Exascale va au-delà de la notion de HPC, souvent essentiellement centré sur la puissance du hardware, évaluée en nombre d’opérations par seconde… « Il réfère à des systèmes de traitements qui sont au moins 50 fois plus rapides que les plus rapides des supercomputers utilisés actuellement » … « Nous visons un premier système exascale livré en 2021, prêt à être mis en production en 2022 » indiquait Paul Messina, directeur du projet lors d’une présentation à un groupe d’utilisateurs de HPC en avril dernier. « Il sera basé sur une architecture avancée ce qui signifie que nous sommes ouvert à quelque chose qui ne sera pas nécessairement l’évolution directe de ce que nous avons déjà disponible dans les National Laboratories »…

L’objectif de Exascale est donc d’accélérer 26 applications majeures dans six domaines jugés stratégiques par les Etats Unis pour maintenir leur compétitivité. Ce sont la sécurité nationale, la sécurité énergétique, la sécurité économique, la recherche scientifique, la terre et son fonctionnement, la santé… chacune des 26 applications représentant des challenges particuliers aujourd’hui non résolus.

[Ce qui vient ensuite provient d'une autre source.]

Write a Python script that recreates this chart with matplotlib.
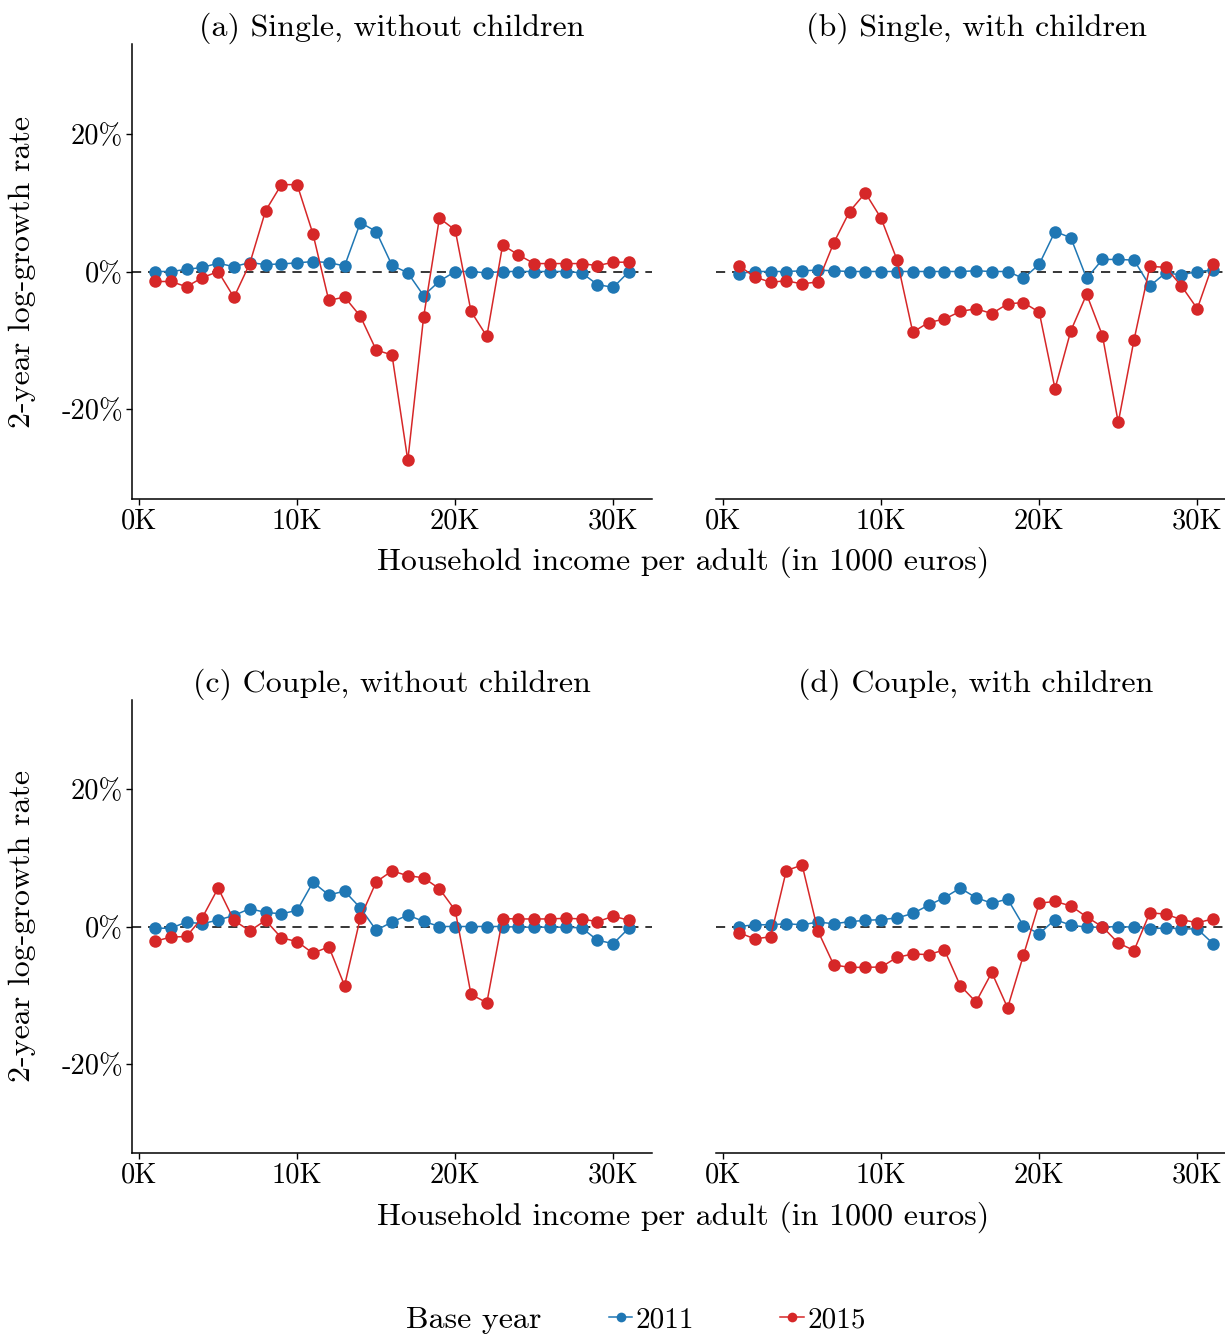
import matplotlib
matplotlib.use("Agg")
import matplotlib.pyplot as plt
from matplotlib.lines import Line2D

plt.rcParams["font.family"] = "serif"
plt.rcParams["font.serif"] = ["cmr10", "DejaVu Serif"]
plt.rcParams["mathtext.fontset"] = "cm"
plt.rcParams["axes.unicode_minus"] = False

# income per adult, in thousand euros
income = list(range(1, 32))

# 2-year log-growth rates (%) by household type and base year
single_nochild_2011 = [0.0, 0.0, 0.3, 0.6, 1.2, 0.7, 1.3, 1.0, 1.1, 1.25, 1.45, 1.3, 0.8,
                       7.1, 5.8, 0.9, -0.2, -3.5, -1.4, 0.0, 0.0, -0.2, 0.0, 0.0, 0.0,
                       0.0, 0.0, -0.2, -1.9, -2.3, 0.0]
single_nochild_2015 = [-1.45, -1.45, -2.2, -0.9, 0.0, -3.75, 1.15, 8.8, 12.6, 12.6, 5.45,
                       -4.2, -3.7, -6.5, -11.4, -12.1, -27.4, -6.6, 7.75, 6.0, -5.8, -9.4,
                       3.85, 2.4, 1.15, 1.15, 1.15, 1.15, 0.85, 1.35, 1.35]

single_child_2011 = [-0.3, 0.0, 0.0, 0.0, 0.1, 0.2, 0.1, 0.0, 0.0, 0.0, 0.0, 0.0, 0.0,
                     0.0, 0.0, 0.1, 0.0, 0.0, -1.0, 1.05, 5.8, 4.9, -1.0, 1.75, 1.75,
                     1.65, -2.1, -0.2, -0.5, 0.0, 0.2]
single_child_2015 = [0.85, -0.8, -1.55, -1.35, -1.8, -1.5, 4.15, 8.7, 11.4, 7.7, 1.7,
                     -8.8, -7.4, -6.9, -5.8, -5.4, -6.1, -4.7, -4.5, -5.9, -17.0, -8.6,
                     -3.3, -9.3, -21.9, -9.9, 0.75, 0.6, -2.1, -5.4, 1.15]

couple_nochild_2011 = [-0.25, -0.25, 0.65, 0.4, 0.95, 1.6, 2.6, 2.05, 1.85, 2.35, 6.45,
                       4.6, 5.15, 2.7, -0.55, 0.65, 1.65, 0.75, 0.0, 0.0, 0.0, 0.0, 0.0,
                       -0.1, -0.1, -0.1, -0.1, -0.2, -2.0, -2.5, -0.2]
couple_nochild_2015 = [-2.15, -1.55, -1.45, 1.3, 5.6, 0.9, -0.65, 0.9, -1.65, -2.2,
                       -3.9, -2.95, -8.6, 1.3, 6.5, 8.1, 7.4, 7.1, 5.5, 2.35, -9.9,
                       -11.1, 1.15, 1.1, 1.1, 1.1, 1.2, 1.1, 0.7, 1.5, 0.9]

couple_child_2011 = [0.0, 0.25, 0.25, 0.4, 0.25, 0.65, 0.4, 0.7, 0.9, 1.0, 1.25, 1.9,
                     3.1, 4.2, 5.6, 4.2, 3.4, 4.0, 0.1, -1.05, 1.0, 0.2, -0.1, -0.1,
                     0.0, -0.1, -0.35, -0.2, -0.35, -0.35, -2.5]
couple_child_2015 = [-0.9, -1.8, -1.5, 8.15, 8.95, -0.65, -5.6, -5.95, -5.95, -5.9,
                     -4.5, -4.0, -4.1, -3.4, -8.6, -11.0, -6.7, -11.85, -4.2, 3.4, 3.65,
                     3.0, 1.4, -0.05, -2.4, -3.5, 2.0, 1.8, 1.0, 0.55, 1.1]

panel_titles = ["(a) Single, without children", "(b) Single, with children",
                "(c) Couple, without children", "(d) Couple, with children"]
panel_series = [
    (single_nochild_2011, single_nochild_2015),
    (single_child_2011, single_child_2015),
    (couple_nochild_2011, couple_nochild_2015),
    (couple_child_2011, couple_child_2015),
]
base_years = ["2011", "2015"]
x_ticks = [0, 10, 20, 30]
x_tick_labels = ["0K", "10K", "20K", "30K"]
y_ticks = [-20, 0, 20]
y_tick_labels = ["-20%", "0%", "20%"]

colors = ["#1f77b4", "#d62728"]

W, H = 1225, 1336
fig = plt.figure(figsize=(W / 100, H / 100), dpi=100)


def rect(left, top, right, bottom):
    return [left / W, 1 - bottom / H, (right - left) / W, (bottom - top) / H]


boxes = [
    rect(132, 44, 652, 499),
    rect(716, 44, 1236, 499),
    rect(132, 700, 652, 1153),
    rect(716, 700, 1236, 1153),
]

tick_fs = 20.5
label_fs = 23
legend_fs = 21

for i, (box, title, series) in enumerate(zip(boxes, panel_titles, panel_series)):
    ax = fig.add_axes(box)
    ax.axhline(0, color="black", lw=1.1, ls=(0, (6, 4.5)), zorder=1)
    for vals, col in zip(series, colors):
        ax.plot(income, vals, color=col, lw=1.1, marker="o", ms=9,
                markeredgewidth=0, zorder=3)
    ax.set_xlim(-0.45, 32.45)
    ax.set_ylim(-33, 33)
    ax.set_xticks(x_ticks)
    ax.set_xticklabels(x_tick_labels, fontsize=tick_fs)
    left_col = i % 2 == 0
    if left_col:
        ax.set_yticks(y_ticks)
        ax.set_yticklabels(y_tick_labels, fontsize=tick_fs)
        ax.set_ylabel("2-year log-growth rate", fontsize=label_fs, labelpad=18)
    else:
        ax.set_yticks([])
        ax.spines["left"].set_visible(False)
    ax.tick_params(length=4.5, width=1.0, color="black", pad=2)
    for side in ("top", "right"):
        ax.spines[side].set_visible(False)
    for side in ("left", "bottom"):
        ax.spines[side].set_linewidth(1.1)
    ax.set_title(title, fontsize=label_fs, pad=6)

for y_px in (562, 1217):
    fig.text(683 / W, 1 - y_px / H, "Household income per adult (in 1000 euros)",
             ha="center", va="center", fontsize=label_fs)

fig.text(474 / W, 1 - 1320 / H, "Base year", ha="center", va="center", fontsize=label_fs)
handles = [Line2D([], [], color=c, lw=1.1, marker="o", ms=7, markeredgewidth=0)
           for c in colors]
fig.legend(handles, base_years, loc="center left", bbox_to_anchor=(609 / W, 1 - 1320 / H),
           ncol=2, frameon=False, fontsize=legend_fs, handlelength=0.8,
           handletextpad=0.12, columnspacing=2.95, borderpad=0, borderaxespad=0)

fig.savefig("out.png", dpi=100)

Le communiqué de presse du ministre de l’Energie Perry n’est pas équivoque sur les enjeux mondiaux de ce projet : « Alors que les US ont 10 des ordinateurs les plus rapides du monde, son plus puissant, le Titan qui se trouve à Oak Ridge National Laboratory, se place en troisième position derrière 2 autres systèmes en Chine. Cependant, les Etats Unis gardent le leadership dans les applications réelles des traitements de haute performance dans la sécurité nationale, l’industrie et la science… ».

Les projets présentés par les 6 sociétés ne seront pas redondants et ils devront répondre à des exigences de collaboration entre les sociétés définies dans un schéma de co-design holistique qui a été défini pour une période de 7 ans au lieu de 10 initialement prévues,  les principaux composants de l’architecture du premier exascale devant être connue en 2019. Ils porteront sur les mémoires, le stockage,  les interconnexions, un haut niveau de parallélisme,  une résilience aux pannes, une consommation énergétique limitée…et une couche système qui permette la mise en œuvre d’un large éventail d’applications et de charges de travail. Le premier critère retenu sera la performance des applications, viendra ensuite l’agressivité des options technologiques  choisies. Il est spécifié que le test Linpack, le benchmark qui mesure la performance de la plupart des ordinateurs aujourd’hui n’est pas approprié et ne sera pas un critère de choix sachant que le focus est centrée sur les applications.

La société d’analyse de marché Hyperion (anciennement IDC) mentionne que le segment des ordinateurs HPC a connu une croissance de 4,4% en 2016 avec un chiffre de 11,2 milliards de dollars. C’est le segment des ordinateurs de haut de gamme (prix unitaire supérieur à $500 K) qui a connu la plus forte croissance alors que le segment des ordinateurs de prix inférieur à $100K était en baisse. La croissance en 2017 devrait doubler. Les principaux acteurs du secteur HPC sont HPE (34,6% de part de marché), Dell (17,9%) et Lenovo (8,1%). L’étude mentionne Fujitsu (+43,2%)  et Atos Bull (+22%) comme ayant connu les taux de croissance les plus importants de vente de HPC.

Paul Messina mentionnait cette étude de Hyperion dans la présentation. Elle fait aussi le point sur les projets de recherche de 2ème génération exascale  aux USA, en Europe, en Chine et au Japon et elle estime les investissements qui seront effectués dans les différentes régions du monde.